Mohon tunggu...
Ajinatha
Ajinatha Mohon Tunggu... Freelancer - Professional

Nothing

Selanjutnya

Tutup

Politik Pilihan

"Kemalasan Terlembaga" Memperburuk Kinerja DPR

28 September 2019   21:16 Diperbarui: 28 September 2019   22:45 136
+
Laporkan Konten
Laporkan Akun
Kompasiana adalah platform blog. Konten ini menjadi tanggung jawab bloger dan tidak mewakili pandangan redaksi Kompas.

Apa yang bisa diapresiasi dari DPR Periode 2014-2019, ya susah jawabnya. Yang jelas mereka berhasil menciptakan oligarki kekuasaan, yang mengkooptasi Pemerintah dengan berbagai slogan dukungan semu, demi memuluskan berbagai kepentingan politik partai.

"Kemalasan yang terlembaga" mengakibatkan rendahnya capaian program legislasi RUU, dari target 49 RUU dalam Program Legislasi Nasional (Prolegnas) Prioritas 2017, hanya menyelesaikan 4 rancangan undang-undang (RUU) secara kumulatif terbuka.

Kebiasaan menunda proses akhir pembahasan membuat DPR tak pernah sanggup mengukir prestasi gemilang dalam bidang legislasi.

DPR kerap memanfaatkan bunyi peraturan yang membolehkan DPR memperpanjang proses pembahasan tanpa limitasi waktu yang tegas.

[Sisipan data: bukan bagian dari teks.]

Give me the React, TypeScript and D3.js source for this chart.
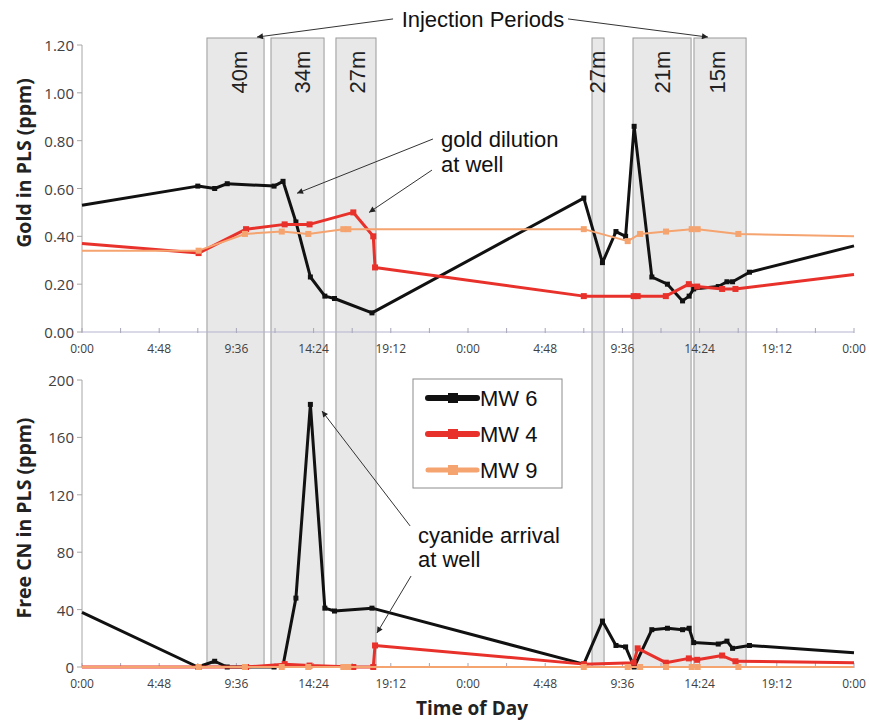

Aturan ini sungguh membuat kemalasan yang terlembaga, sehingga hasilnya memang buruk. Lebih buruknya lagi, setiap sidang Paripurna DPR daftar hadir anggota membuat kita miris.

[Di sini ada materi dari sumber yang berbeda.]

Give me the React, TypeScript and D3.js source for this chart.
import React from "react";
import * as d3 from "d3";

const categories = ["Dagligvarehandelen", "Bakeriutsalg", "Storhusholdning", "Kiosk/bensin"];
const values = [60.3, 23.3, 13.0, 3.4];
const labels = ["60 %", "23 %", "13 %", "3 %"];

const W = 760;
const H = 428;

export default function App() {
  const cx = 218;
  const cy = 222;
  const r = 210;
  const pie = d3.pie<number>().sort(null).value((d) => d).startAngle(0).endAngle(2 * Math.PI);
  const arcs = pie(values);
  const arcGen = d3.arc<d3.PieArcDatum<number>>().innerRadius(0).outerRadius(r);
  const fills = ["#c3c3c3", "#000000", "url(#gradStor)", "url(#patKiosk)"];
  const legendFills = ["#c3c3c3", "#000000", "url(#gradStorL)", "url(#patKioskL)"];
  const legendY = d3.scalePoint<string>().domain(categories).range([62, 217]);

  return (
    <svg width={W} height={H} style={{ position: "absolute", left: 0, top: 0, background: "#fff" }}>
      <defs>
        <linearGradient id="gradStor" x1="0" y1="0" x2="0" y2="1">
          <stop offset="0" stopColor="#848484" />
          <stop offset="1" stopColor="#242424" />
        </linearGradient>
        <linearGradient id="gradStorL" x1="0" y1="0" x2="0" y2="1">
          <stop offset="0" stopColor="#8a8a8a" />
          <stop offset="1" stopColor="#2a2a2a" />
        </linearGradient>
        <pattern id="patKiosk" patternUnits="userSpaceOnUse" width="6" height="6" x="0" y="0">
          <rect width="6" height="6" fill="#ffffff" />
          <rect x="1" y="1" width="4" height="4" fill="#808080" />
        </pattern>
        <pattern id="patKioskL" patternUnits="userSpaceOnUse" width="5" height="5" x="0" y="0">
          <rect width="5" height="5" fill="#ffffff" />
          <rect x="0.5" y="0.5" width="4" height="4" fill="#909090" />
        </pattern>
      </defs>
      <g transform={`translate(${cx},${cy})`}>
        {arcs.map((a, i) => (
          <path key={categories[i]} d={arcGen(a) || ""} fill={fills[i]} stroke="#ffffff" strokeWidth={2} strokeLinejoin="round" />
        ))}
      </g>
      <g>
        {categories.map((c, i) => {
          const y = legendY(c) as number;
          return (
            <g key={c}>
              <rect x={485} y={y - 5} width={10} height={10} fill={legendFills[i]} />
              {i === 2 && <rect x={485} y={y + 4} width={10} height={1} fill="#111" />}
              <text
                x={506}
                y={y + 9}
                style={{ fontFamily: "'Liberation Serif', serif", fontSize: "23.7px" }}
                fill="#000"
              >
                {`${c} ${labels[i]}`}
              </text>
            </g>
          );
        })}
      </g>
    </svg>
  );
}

Yang sukses dicapai DPR hanyalah berhasil menggolkan 5 wakil Partai menjadi Anggota BPK, ditengah keriuhan yang mereka ciptakan lewat revisi UU KPK dan RKUHP. Maka semakin nyata kekuatan oligarki politik mendominasi Pemerintahan.

Dengan menempatkan 5 wakil Partai Di BPK, yang bertugas dan mempunyai wewenang memeriksa pengelolaan dan tanggung jawab keuangan negara. 

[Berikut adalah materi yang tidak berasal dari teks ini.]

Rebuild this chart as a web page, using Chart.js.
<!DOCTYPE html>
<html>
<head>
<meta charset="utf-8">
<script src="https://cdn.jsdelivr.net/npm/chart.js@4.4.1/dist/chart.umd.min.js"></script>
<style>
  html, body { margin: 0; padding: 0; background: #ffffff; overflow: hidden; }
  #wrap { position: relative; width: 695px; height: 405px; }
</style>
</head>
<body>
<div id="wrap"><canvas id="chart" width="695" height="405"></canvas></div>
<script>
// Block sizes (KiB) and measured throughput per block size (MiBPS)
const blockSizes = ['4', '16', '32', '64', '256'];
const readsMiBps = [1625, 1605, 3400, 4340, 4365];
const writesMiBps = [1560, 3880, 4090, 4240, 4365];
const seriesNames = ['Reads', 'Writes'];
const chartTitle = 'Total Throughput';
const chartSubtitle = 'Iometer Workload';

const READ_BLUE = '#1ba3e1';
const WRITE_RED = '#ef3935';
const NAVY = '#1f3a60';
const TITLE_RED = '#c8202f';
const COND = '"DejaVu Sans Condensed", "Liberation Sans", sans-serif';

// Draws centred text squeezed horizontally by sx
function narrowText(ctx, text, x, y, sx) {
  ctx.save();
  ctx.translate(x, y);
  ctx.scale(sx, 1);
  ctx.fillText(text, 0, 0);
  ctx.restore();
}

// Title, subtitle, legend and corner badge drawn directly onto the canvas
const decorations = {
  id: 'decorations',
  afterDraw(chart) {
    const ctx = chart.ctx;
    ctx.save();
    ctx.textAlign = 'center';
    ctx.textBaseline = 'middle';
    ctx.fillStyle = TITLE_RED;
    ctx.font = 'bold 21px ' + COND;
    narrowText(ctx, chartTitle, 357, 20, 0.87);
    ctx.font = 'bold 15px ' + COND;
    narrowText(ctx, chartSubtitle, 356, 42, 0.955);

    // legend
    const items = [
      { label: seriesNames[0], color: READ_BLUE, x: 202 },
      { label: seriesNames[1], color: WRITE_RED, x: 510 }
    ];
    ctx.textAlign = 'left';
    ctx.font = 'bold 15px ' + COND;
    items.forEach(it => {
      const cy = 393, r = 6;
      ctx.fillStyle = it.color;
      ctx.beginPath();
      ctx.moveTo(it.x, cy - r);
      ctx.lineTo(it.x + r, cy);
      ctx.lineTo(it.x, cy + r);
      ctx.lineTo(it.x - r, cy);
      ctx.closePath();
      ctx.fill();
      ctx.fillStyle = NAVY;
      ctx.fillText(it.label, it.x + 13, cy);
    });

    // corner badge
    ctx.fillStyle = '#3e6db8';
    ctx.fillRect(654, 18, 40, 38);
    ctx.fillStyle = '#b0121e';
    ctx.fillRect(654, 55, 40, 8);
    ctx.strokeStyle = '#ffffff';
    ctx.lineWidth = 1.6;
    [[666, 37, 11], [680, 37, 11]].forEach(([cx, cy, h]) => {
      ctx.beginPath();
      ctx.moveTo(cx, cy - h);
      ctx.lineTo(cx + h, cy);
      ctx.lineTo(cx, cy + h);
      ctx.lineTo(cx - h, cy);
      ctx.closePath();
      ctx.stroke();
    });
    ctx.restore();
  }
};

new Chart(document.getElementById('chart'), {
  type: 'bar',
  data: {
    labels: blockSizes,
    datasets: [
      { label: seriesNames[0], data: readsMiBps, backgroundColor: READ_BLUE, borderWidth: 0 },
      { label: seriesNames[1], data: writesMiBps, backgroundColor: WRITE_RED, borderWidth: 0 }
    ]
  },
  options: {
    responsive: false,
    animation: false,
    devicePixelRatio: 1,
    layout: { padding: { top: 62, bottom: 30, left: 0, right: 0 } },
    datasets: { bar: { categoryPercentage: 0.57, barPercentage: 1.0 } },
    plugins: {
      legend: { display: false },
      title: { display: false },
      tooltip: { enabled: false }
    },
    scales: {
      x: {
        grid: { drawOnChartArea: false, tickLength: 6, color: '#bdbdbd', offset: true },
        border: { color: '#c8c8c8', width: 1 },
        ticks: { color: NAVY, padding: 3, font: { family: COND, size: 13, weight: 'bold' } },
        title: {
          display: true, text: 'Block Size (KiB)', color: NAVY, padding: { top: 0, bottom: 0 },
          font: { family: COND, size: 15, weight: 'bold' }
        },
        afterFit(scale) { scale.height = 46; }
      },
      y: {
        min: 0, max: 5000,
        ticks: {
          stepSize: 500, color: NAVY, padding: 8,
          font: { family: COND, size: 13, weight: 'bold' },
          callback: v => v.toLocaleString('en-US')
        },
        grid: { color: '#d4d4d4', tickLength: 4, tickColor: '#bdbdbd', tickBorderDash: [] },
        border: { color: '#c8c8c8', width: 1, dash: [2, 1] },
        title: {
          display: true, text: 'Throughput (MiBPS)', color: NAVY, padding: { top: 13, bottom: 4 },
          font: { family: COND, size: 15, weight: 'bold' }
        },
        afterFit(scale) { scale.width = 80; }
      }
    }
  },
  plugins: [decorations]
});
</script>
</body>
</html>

Mungkin dianggap perlu menempatkan wakil Partai di BPK, karena selama ini banyak kader Partai yang terjerat kasus korupsi.

Satu lagi, DPR berhasil memilih Ketua KPK yang sesuai dengan keinginan mereka. Tapi biasanya, begitu Ketua KPK dalam melaksanakan tugasnya, tidak sesuai ekspektasi mereka, maka KPK pun akan jadi bulan-bulanannya.

Lebih 260 juta penduduk Indonesia menggantungkan nasib pada Wakil mereka di senayan. Namun dalam prakteknya, apa yang diaspirasikan rakyat tidak terimplementasikan dalam kinerja DPR.

Sekian tahun anggota DPR terkesan hanya leyeh-leyeh, amanah untuk menampung aspirasi yang seharusnya tertuang dalame rancangan beberapa Undang-Undang, tidak mampu mereka selesaikan.

Diakhir masa jabatannya, DPR secara marathon mau memaksakan diri menyelesaikan beberapa RUU yang tertunda. Dengan mengacaukan perhatian publik, akhirnya mereka sukses mengesah revisi UU KPK yang sampai saat ini masih mengundang kontroversi.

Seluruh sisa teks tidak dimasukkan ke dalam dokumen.